Thursday, January 13, 2011

Ponzi Scheme - Charles Ponzi

No money being generated from the investment, only from future investors.

AKA Carlo Ponzi

Born: 3-Mar-1882
Birthplace: Parma, Italy
Died: 18-Jun-1949
Location of death: Rio de Janeiro, Brazil
Cause of death: Cerebral Hemorrhage
Remains: Buried, unmarked grave, Pauper’s Cemetery, Rio de Janeiro, Brazil

Gender: Male
Religion: Roman Catholic
Race or Ethnicity: White
Sexual orientation: Straight
Occupation: Criminal

Nationality: Italy
Executive summary: Get-rich-quick schemes

In the summer of 1920 a dapper and charming Italian immigrant named Charles Ponzi was raking in millions on promises to pay investors 50 percent interest in 45 days.

Charles Ponzi, alias Charles Bianchi or Charles Borelli, was an Italian immigrant to Canada, where he was convicted of forgery in a scandal that brought down Zrossi & Company, a Montreal banking firm. He was sentenced to three years in prison, but served only twenty months before being released. Within weeks he was arrested again, this time for smuggling illegal aliens from Italy into the United States. He was jailed for two years in a federal prison in Georgia, and after serving his sentence he settled in Boston, where he operated the famous swindle that now bears his name -- the Ponzi scheme.
Ponzi established the Securities Exchange Company, a one-man operation that offered coupons reflecting a purported investment in international reply coupons (IRCs). IRCs are legitimately sold in the postal facilities of many nations, intended to be enclosed with international correspondence and redeemed for return postage from the recipient's nation. At the time, IRCs were sold for a fraction of a cent less than the price of the stamps they could be redeemed for, so the plan's profitability seemed plausible to investors.
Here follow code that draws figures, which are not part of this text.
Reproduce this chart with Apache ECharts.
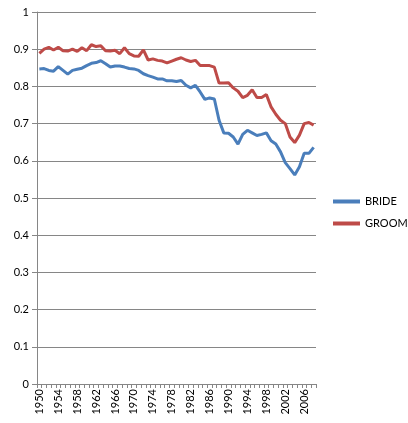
<!DOCTYPE html>
<html>
<head>
<meta charset="utf-8">
<script src="https://cdn.jsdelivr.net/npm/echarts@6/dist/echarts.min.js"></script>
<style>
  html, body { margin: 0; padding: 0; background: #ffffff; }
  #chart { width: 408px; height: 423px; }
</style>
</head>
<body>
<div id="chart"></div>
<script>
var years = ['1950', '1951', '1952', '1953', '1954', '1955', '1956', '1957', '1958', '1959',
    '1960', '1961', '1962', '1963', '1964', '1965', '1966', '1967', '1968', '1969',
    '1970', '1971', '1972', '1973', '1974', '1975', '1976', '1977', '1978', '1979',
    '1980', '1981', '1982', '1983', '1984', '1985', '1986', '1987', '1988', '1989',
    '1990', '1991', '1992', '1993', '1994', '1995', '1996', '1997', '1998', '1999',
    '2000', '2001', '2002', '2003', '2004', '2005', '2006', '2007', '2008'];

var bride = [0.847, 0.848, 0.843, 0.841, 0.853, 0.843, 0.833, 0.843, 0.846, 0.849,
    0.856, 0.862, 0.864, 0.869, 0.861, 0.852, 0.855, 0.855, 0.852, 0.848,
    0.847, 0.843, 0.834, 0.829, 0.825, 0.820, 0.820, 0.815, 0.815, 0.813,
    0.816, 0.803, 0.796, 0.803, 0.785, 0.765, 0.769, 0.766, 0.709, 0.675,
    0.674, 0.664, 0.645, 0.671, 0.682, 0.675, 0.668, 0.671, 0.675, 0.654,
    0.645, 0.624, 0.595, 0.579, 0.562, 0.584, 0.620, 0.620, 0.636];

var groom = [0.889, 0.900, 0.905, 0.898, 0.905, 0.896, 0.895, 0.900, 0.894, 0.904,
    0.896, 0.912, 0.907, 0.909, 0.896, 0.895, 0.897, 0.888, 0.904, 0.888,
    0.882, 0.881, 0.898, 0.871, 0.874, 0.870, 0.868, 0.863, 0.868, 0.873,
    0.877, 0.871, 0.867, 0.870, 0.856, 0.856, 0.856, 0.852, 0.809, 0.809,
    0.810, 0.796, 0.787, 0.770, 0.776, 0.791, 0.770, 0.770, 0.778, 0.745,
    0.725, 0.709, 0.700, 0.664, 0.649, 0.669, 0.700, 0.703, 0.696];

var seriesNames = ['BRIDE', 'GROOM'];

var myChart = echarts.init(document.getElementById('chart'));
var option = {
    animation: false,
    textStyle: { fontFamily: 'Lato' },
    grid: { left: 37, right: 92, top: 12, bottom: 39, containLabel: false },
    legend: {
        orient: 'vertical',
        left: 333,
        top: 196,
        padding: 0,
        icon: 'rect',
        itemWidth: 27,
        itemHeight: 4,
        itemGap: 11,
        textStyle: { fontSize: 11, color: '#000000', fontFamily: 'Lato' },
        data: seriesNames
    },
    xAxis: {
        type: 'category',
        data: years,
        boundaryGap: true,
        axisLine: { lineStyle: { color: '#868686', width: 1 } },
        axisTick: { show: true, interval: 0, length: 4, lineStyle: { color: '#868686' } },
        axisLabel: { interval: 3, rotate: 90, margin: 5, fontSize: 11, color: '#000000', fontFamily: 'Lato' },
        splitLine: { show: false }
    },
    yAxis: {
        type: 'value',
        min: 0,
        max: 1,
        interval: 0.1,
        axisLine: { show: true, lineStyle: { color: '#868686', width: 1 } },
        axisTick: { show: true, length: 5, lineStyle: { color: '#868686' } },
        axisLabel: { margin: 8, fontSize: 11, color: '#000000', fontFamily: 'Lato' },
        splitLine: { show: true, lineStyle: { color: '#868686', width: 1 } }
    },
    series: [
        {
            name: 'BRIDE',
            type: 'line',
            data: bride,
            showSymbol: false,
            symbol: 'none',
            itemStyle: { color: '#4a7ebb' },
            lineStyle: { color: '#4a7ebb', width: 3 }
        },
        {
            name: 'GROOM',
            type: 'line',
            data: groom,
            showSymbol: false,
            symbol: 'none',
            itemStyle: { color: '#be4b48' },
            lineStyle: { color: '#be4b48', width: 3 }
        }
    ]
};
myChart.setOption(option);
</script>
</body>
</html>
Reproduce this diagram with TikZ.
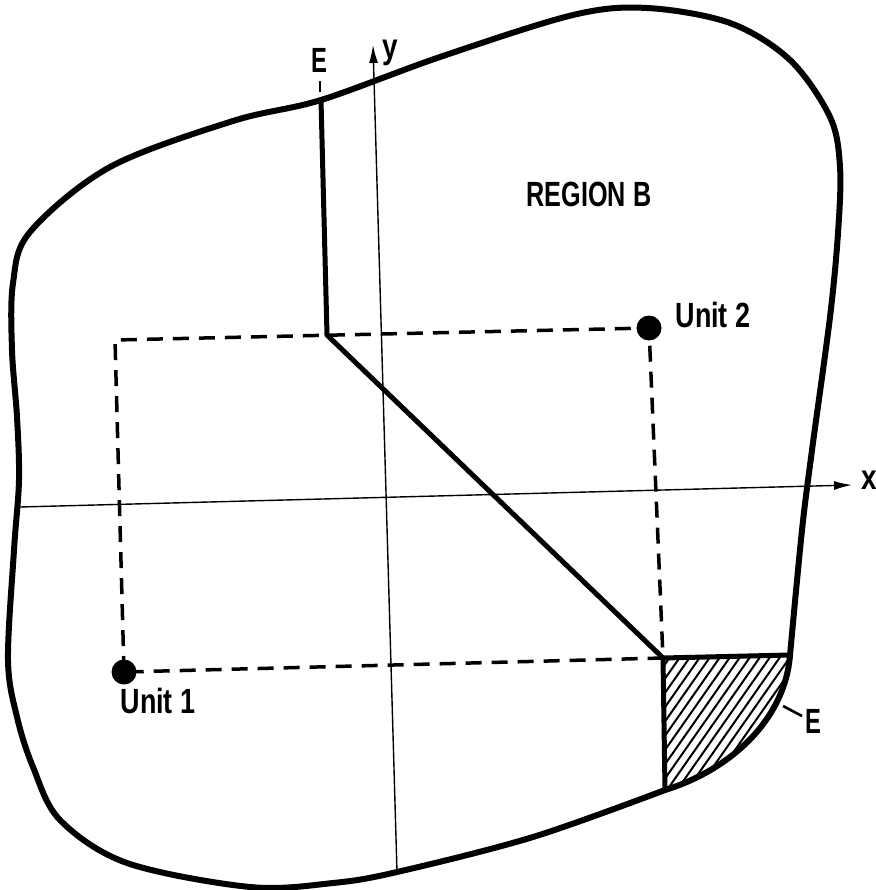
\documentclass[tikz,border=0pt]{standalone}
\usepackage{graphicx}
\usepackage{fontspec}
\setmainfont{Liberation Sans}
\usetikzlibrary{arrows.meta}
\newcommand\narrowtxt[2]{\scalebox{#1}[1]{#2}}
\tikzset{
  bound/.style={line width=6pt, line join=round, line cap=round},
  eline/.style={line width=5pt, line join=round, line cap=round},
  dashline/.style={line width=3.5pt, dash pattern=on 16pt off 10pt},
  axis/.style={line width=1.4pt, -{Latex[length=18pt,width=9pt]}},
  hatchline/.style={line width=2pt},
  tickline/.style={line width=2.6pt},
  lbl/.style={inner sep=0pt, font=\fontsize{35}{38}\selectfont\bfseries},
  unitdot/.style={circle, fill=black, minimum size=25pt, inner sep=0pt}
}
\begin{document}
\begin{tikzpicture}[x=1pt,y=-1pt]
\useasboundingbox (0,0) rectangle (875,890);
% key points
\coordinate (Etop) at (321,100);
\coordinate (J) at (327,335);
\coordinate (C) at (663,658);
\coordinate (R) at (790,655);
\coordinate (Bj) at (665,790);
\coordinate (TL) at (115,340);
\coordinate (Ybot) at (397,872);
\coordinate (Ytop) at (373,45);
\coordinate (Xl) at (20,507);
\coordinate (Xr) at (852,485);
% hatching
\begin{scope}
  \clip (C) -- (R) .. controls (785,720) and (730,770) .. (Bj) -- cycle;
  \foreach \k in {550,560,...,800} \draw[hatchline] (\k,800) -- ++(140,-200);
\end{scope}
% axes
\draw[axis] (Ybot) -- (Ytop);
\draw[axis] (Xl) -- (Xr);
% dashed rectangle
\node[unitdot] (U1) at (124,672) {};
\node[unitdot] (U2) at (649,328) {};
\draw[dashline] (U1.center) -- (TL) -- (U2.center) -- (C) -- (U1.center);
% boundary
\draw[bound] plot[smooth, tension=0.55] coordinates {
 (665,790) (533,837) (397,872) (333,883) (250,887) (127,863) (60,820)
 (33,767) (17,717) (8,660) (14,550) (19,480) (17,417) (12,350) (13,283)
 (30,232) (110,167) (233,121) (321,100) (440,57)
 (573,15) (647,8) (730,23) (790,60) (830,117) (840,167)
 (838,233) (830,317) (812,450) (802,530) (790,655)};
\draw[bound] (R) .. controls (785,720) and (730,770) .. (Bj);
% E line and shaded box edges
\draw[eline] (Etop) -- (J) -- (C) -- (R);
\draw[eline] (C) -- (Bj);
% ticks
\coordinate (t1a) at (320,81);
\coordinate (t1b) at (320,92);
\draw[tickline] (t1a) -- (t1b);
\coordinate (t2a) at (783,706);
\coordinate (t2b) at (802,716);
\draw[tickline] (t2a) -- (t2b);
% labels
\node[lbl] (Elab1) at (319,60) {\narrowtxt{0.68}{E}};
\node[lbl] (Elab2) at (813,721) {\narrowtxt{0.68}{E}};
\node[lbl] (ylab) at (390,53) {\narrowtxt{0.8}{y}};
\node[lbl] (xlab) at (869,480) {\narrowtxt{0.8}{x}};
\node[lbl] (reg) at (589,194) {\narrowtxt{0.72}{REGION B}};
\node[lbl] (u1lab) at (158,701) {\narrowtxt{0.77}{Unit 1}};
\node[lbl] (u2lab) at (713,315) {\narrowtxt{0.77}{Unit 2}};
\end{tikzpicture}
\end{document}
In reality, though, the profit margin was so slim it would take millions of IRCs to make just a few dollars, but Ponzi promised his customers a 50% profit on their investment, payable in ninety days.
His coupons sold so briskly that Ponzi was able to make his first few rounds of payment to investors in only 45 days instead of 90, so word about the coupons spread quickly, and more and more people invested. He had started his business with a loan of $200, but within months he had two offices in Boston with a staff of dozens of employees processing sales, and he bought a modest mansion for the then-staggering sum of $35,000. Of course, there were no actual profits -- Ponzi had not actually bought the IRCs, only promised to, and he paid early investors with the funds derived from later investors.By the time the scheme collapsed his income was estimated at $1M per week, and latecoming investors were defrauded of between $7-$15M. Most of Ponzi's ill-gotten gains were seized in an involuntary bankruptcy hearing, and what little remained was spent in his subsequent legal battles.